::: SOURCE DATA
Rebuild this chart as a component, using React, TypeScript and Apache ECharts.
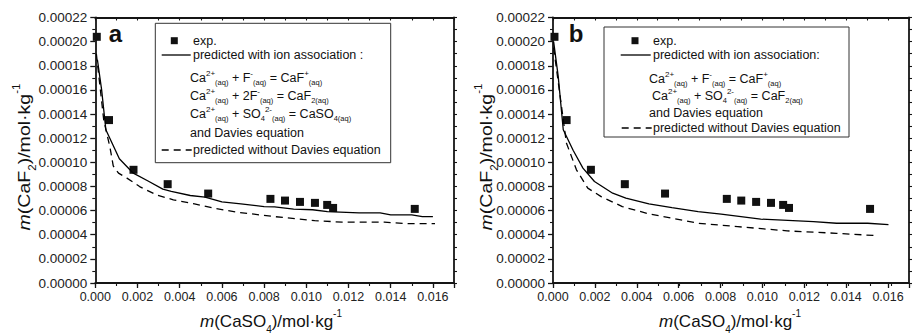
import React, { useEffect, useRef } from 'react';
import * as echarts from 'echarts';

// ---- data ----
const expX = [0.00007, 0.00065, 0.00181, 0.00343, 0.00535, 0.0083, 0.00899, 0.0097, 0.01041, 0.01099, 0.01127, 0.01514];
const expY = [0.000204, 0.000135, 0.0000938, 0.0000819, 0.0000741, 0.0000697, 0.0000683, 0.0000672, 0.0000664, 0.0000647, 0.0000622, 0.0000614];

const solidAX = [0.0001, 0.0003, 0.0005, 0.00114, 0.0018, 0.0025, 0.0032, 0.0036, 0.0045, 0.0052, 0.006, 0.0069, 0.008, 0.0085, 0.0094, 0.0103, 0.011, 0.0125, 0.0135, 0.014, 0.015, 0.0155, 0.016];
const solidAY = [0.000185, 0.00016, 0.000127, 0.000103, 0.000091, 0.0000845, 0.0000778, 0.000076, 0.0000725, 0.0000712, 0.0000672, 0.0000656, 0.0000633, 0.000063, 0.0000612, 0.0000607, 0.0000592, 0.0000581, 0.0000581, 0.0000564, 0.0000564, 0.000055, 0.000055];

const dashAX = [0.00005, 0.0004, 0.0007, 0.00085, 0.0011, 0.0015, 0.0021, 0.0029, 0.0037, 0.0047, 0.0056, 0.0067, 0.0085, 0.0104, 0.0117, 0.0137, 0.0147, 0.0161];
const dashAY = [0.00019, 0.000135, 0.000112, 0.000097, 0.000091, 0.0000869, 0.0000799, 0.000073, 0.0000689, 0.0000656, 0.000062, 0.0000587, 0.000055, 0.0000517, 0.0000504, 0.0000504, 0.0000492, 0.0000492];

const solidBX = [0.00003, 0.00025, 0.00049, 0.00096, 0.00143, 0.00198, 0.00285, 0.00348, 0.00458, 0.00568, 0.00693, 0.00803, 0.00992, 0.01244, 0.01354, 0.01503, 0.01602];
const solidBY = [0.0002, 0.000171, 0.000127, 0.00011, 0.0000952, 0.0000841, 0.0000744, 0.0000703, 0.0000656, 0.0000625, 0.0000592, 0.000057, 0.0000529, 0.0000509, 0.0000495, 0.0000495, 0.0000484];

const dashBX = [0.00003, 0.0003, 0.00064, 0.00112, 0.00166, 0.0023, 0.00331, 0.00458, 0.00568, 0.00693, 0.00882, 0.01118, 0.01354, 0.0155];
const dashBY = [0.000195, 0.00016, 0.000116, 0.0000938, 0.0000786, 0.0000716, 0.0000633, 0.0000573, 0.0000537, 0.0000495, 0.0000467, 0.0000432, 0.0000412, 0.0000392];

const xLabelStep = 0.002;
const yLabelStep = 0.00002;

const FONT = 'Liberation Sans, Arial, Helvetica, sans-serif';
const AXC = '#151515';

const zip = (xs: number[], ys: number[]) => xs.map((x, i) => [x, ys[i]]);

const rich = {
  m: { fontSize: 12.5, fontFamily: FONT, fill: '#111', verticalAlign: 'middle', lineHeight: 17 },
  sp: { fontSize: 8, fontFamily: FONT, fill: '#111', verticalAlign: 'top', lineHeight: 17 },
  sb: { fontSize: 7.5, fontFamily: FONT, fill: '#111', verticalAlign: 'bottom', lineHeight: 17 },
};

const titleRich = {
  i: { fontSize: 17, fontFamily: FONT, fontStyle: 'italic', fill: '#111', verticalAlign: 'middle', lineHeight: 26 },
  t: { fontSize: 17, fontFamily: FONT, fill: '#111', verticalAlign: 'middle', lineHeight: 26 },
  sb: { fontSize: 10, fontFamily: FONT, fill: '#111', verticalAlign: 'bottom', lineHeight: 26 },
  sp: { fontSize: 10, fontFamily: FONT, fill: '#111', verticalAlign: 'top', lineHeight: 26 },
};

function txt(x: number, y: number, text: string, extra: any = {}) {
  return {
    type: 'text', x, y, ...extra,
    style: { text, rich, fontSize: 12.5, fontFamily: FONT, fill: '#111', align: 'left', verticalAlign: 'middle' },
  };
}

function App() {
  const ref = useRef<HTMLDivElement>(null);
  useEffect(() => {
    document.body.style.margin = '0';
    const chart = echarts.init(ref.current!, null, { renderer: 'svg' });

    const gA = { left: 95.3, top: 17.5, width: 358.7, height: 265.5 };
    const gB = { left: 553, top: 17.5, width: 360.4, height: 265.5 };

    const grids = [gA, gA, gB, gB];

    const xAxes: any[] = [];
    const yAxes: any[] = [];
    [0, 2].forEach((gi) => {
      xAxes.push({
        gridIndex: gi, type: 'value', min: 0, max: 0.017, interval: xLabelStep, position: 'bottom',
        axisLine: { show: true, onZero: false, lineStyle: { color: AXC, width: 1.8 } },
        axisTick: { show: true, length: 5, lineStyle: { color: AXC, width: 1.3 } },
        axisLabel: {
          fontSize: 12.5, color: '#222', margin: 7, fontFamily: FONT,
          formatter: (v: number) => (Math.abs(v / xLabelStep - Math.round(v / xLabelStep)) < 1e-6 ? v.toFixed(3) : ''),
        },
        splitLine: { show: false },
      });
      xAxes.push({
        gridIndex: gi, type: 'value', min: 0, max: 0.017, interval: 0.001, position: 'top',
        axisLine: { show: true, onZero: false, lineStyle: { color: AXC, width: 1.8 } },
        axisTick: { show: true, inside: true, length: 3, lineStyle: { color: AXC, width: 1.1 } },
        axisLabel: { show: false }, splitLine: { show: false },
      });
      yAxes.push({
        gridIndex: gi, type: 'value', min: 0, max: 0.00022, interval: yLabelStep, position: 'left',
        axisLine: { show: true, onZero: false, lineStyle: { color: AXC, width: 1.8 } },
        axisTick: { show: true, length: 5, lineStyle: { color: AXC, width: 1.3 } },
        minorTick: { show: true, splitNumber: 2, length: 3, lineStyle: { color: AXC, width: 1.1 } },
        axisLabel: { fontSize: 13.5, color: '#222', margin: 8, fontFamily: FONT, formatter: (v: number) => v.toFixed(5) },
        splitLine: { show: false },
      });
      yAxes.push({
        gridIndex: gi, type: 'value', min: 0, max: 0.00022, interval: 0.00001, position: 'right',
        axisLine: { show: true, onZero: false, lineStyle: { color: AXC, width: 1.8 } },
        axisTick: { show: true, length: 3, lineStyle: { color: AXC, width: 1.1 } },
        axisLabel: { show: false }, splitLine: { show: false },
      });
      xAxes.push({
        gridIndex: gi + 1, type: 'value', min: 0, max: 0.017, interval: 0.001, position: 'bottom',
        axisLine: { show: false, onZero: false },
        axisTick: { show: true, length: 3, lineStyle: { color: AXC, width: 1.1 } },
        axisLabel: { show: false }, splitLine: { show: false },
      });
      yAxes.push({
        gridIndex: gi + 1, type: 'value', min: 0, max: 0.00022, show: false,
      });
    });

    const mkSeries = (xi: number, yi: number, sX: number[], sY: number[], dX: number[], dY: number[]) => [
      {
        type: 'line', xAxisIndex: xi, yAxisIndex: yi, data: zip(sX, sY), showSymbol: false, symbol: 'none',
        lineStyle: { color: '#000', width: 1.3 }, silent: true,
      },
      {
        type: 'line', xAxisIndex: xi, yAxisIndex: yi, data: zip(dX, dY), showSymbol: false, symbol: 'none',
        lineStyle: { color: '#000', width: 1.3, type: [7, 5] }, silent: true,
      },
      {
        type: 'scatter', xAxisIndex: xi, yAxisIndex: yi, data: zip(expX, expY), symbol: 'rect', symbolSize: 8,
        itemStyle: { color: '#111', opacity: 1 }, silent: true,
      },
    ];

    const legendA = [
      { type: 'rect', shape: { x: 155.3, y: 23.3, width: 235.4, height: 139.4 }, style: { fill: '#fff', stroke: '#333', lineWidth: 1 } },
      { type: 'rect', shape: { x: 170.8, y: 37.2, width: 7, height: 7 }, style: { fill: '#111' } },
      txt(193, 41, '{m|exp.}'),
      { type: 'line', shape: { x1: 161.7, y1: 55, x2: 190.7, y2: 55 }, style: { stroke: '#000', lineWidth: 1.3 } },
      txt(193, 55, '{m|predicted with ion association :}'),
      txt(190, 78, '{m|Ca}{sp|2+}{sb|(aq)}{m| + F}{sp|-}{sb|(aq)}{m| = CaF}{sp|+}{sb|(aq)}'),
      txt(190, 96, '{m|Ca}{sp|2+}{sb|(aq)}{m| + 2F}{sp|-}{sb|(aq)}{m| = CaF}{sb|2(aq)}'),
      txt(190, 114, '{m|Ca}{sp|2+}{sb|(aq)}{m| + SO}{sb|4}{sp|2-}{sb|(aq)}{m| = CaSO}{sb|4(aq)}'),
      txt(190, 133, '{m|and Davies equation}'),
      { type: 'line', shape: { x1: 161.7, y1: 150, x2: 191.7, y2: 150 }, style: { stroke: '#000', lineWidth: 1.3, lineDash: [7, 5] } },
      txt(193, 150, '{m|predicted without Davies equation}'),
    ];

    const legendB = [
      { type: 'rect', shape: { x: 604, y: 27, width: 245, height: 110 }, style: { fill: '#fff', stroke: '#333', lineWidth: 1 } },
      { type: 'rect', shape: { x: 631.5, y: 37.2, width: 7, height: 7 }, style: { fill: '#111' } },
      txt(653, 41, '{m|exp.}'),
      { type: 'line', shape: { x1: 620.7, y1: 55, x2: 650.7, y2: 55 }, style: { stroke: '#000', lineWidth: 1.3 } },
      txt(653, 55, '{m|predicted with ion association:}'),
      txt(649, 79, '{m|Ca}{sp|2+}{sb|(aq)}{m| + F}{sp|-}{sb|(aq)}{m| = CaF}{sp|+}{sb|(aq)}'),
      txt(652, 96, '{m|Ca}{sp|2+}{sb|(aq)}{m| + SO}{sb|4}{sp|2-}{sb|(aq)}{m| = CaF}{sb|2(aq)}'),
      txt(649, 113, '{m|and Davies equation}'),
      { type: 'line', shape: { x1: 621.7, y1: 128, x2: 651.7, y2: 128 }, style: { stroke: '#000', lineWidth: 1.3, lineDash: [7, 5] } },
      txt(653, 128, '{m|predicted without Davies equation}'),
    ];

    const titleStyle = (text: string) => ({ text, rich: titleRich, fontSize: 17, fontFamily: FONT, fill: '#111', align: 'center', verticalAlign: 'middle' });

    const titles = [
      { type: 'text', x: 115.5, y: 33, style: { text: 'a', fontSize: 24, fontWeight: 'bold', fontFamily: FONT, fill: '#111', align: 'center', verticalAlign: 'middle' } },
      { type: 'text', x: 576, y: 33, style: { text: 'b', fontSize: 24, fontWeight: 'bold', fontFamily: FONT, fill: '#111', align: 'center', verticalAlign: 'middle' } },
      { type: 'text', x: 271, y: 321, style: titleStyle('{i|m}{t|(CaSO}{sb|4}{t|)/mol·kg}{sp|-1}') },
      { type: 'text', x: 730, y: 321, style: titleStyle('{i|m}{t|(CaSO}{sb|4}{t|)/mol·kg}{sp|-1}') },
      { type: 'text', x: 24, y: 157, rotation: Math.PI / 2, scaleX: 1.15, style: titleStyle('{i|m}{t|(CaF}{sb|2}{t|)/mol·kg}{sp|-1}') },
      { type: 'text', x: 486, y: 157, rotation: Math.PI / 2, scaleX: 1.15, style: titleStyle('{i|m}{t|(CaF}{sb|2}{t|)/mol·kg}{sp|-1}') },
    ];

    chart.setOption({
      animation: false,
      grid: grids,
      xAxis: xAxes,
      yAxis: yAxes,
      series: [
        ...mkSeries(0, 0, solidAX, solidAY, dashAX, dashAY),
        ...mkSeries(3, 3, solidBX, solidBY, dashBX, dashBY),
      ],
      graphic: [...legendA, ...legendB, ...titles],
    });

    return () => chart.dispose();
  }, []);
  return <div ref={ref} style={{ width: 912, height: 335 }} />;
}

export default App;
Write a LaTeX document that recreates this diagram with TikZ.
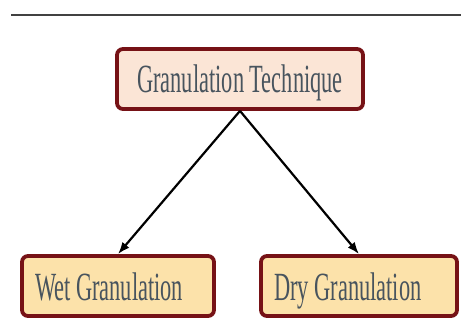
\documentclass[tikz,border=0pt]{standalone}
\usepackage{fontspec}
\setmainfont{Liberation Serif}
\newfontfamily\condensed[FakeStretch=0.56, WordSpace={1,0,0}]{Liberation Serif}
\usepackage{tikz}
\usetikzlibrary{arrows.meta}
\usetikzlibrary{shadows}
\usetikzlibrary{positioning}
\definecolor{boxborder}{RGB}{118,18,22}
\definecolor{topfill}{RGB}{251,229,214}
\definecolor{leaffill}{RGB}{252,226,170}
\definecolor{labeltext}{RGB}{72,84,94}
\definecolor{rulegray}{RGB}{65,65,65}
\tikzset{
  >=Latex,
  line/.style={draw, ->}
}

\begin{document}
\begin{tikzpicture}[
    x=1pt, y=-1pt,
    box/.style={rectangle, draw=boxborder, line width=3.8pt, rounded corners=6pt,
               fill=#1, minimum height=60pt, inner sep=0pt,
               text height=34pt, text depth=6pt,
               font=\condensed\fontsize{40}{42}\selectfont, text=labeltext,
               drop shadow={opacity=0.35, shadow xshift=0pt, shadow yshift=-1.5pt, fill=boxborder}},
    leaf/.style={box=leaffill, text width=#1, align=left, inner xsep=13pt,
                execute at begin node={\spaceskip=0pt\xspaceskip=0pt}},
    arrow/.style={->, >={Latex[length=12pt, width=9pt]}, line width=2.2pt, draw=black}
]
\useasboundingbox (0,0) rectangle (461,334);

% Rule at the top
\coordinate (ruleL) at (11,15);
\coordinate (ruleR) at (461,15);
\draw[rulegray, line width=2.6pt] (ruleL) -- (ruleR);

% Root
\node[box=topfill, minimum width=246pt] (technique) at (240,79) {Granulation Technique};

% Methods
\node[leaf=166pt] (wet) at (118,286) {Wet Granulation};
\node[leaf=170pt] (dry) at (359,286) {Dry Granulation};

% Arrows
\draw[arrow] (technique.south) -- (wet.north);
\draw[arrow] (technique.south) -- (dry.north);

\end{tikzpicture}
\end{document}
::::::
• [EXERCISE]
Except for the pictures, write out exactly the lines from the line that contains "Write a LaTeX" through the line that contains "minimum width=246pt] (technique)", including both.

• [SOLUTION]
Write a LaTeX document that recreates this diagram with TikZ.
\documentclass[tikz,border=0pt]{standalone}
\usepackage{fontspec}
\setmainfont{Liberation Serif}
\newfontfamily\condensed[FakeStretch=0.56, WordSpace={1,0,0}]{Liberation Serif}
\usepackage{tikz}
\usetikzlibrary{arrows.meta}
\usetikzlibrary{shadows}
\usetikzlibrary{positioning}
\definecolor{boxborder}{RGB}{118,18,22}
\definecolor{topfill}{RGB}{251,229,214}
\definecolor{leaffill}{RGB}{252,226,170}
\definecolor{labeltext}{RGB}{72,84,94}
\definecolor{rulegray}{RGB}{65,65,65}
\tikzset{
  >=Latex,
  line/.style={draw, ->}
}

\begin{document}
\begin{tikzpicture}[
    x=1pt, y=-1pt,
    box/.style={rectangle, draw=boxborder, line width=3.8pt, rounded corners=6pt,
               fill=#1, minimum height=60pt, inner sep=0pt,
               text height=34pt, text depth=6pt,
               font=\condensed\fontsize{40}{42}\selectfont, text=labeltext,
               drop shadow={opacity=0.35, shadow xshift=0pt, shadow yshift=-1.5pt, fill=boxborder}},
    leaf/.style={box=leaffill, text width=#1, align=left, inner xsep=13pt,
                execute at begin node={\spaceskip=0pt\xspaceskip=0pt}},
    arrow/.style={->, >={Latex[length=12pt, width=9pt]}, line width=2.2pt, draw=black}
]
\useasboundingbox (0,0) rectangle (461,334);

% Rule at the top
\coordinate (ruleL) at (11,15);
\coordinate (ruleR) at (461,15);
\draw[rulegray, line width=2.6pt] (ruleL) -- (ruleR);

% Root
\node[box=topfill, minimum width=246pt] (technique) at (240,79) {Granulation Technique};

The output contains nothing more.